Following the introduction of new technologies like Hawk-Eye for cricket tests and later tennis and football matches since the early 2000s, sports leagues around the world have been in competition to provide fans with the best ball-tracking and player-tracking information. This data brings fans closer to the action and gives fantasy league players deeper insights into each game, which they in turn use to try and win their own titles.

For the NHL, their tracking technology is known as the Puck and Player Tracking (PPT) system, which has been in development since 2013. Rather than tracking a ball using visual camera technology, the NHL’s PPT works by having a number of antennas installed in the roofs of hockey stadiums and tracking sensors attached to every player and built into the puck to monitor speed, distance of skating, and shots by each team. In a previous interview, NHL Senior Vice-president of business development and innovation Dave Lehanski said that once fully operational, the puck sensors can be tracked up to 2,000 times per second to co-ordinates within the rink, with the data then available for analysis.

Describing the purpose of PPT, Lehanski commented: “The system we’re installing is to start to figure out what are we going to do with all this data, how are we going to turn it into meaningful experiences for fans and for everyone in the NHL community.”

Later, NHL commissioner Gary Bettman added: “AWS’s state-of-the-art technology and services will provide us with capabilities to deliver analytics and insights that highlight the speed and skill of our game to drive deeper fan engagement.”

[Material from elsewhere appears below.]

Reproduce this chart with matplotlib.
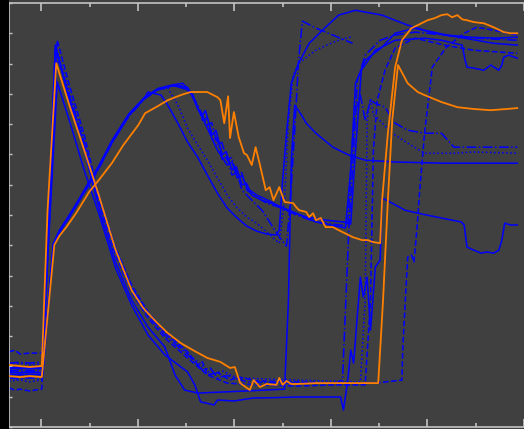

Amazon Web Services is known for its scale and analytical capabilities, but the Seattle-based technology firm also has strong credentials in video services, with Amazon offering its own Prime video streaming platform around the world. The NHL plans to utilise Amazon’s Elemental Media Services platform to aggregate multiple video streams from each game into a single central repository, which will give broadcasters instant access for on-demand replays, as well as enable the league to integrate these videos with analytical data from its PPT technology to facilitate the creation of video highlights packages on a per game, per player, or almost any other basis.

The cloud giant said the combined NHL digital platform will encode, process, store, and transmit game footage from a series of camera angles to provide continuous video feeds that capture plays and events outside the field of view of traditional broadcast cameras and provide a “complete view of the game to NHL officials, coaches, players, and fans”.

The NHL will be introducing its new technological capabilities throughout the next season, with fans soon able to experience and engage with their favourite sport in a whole new way.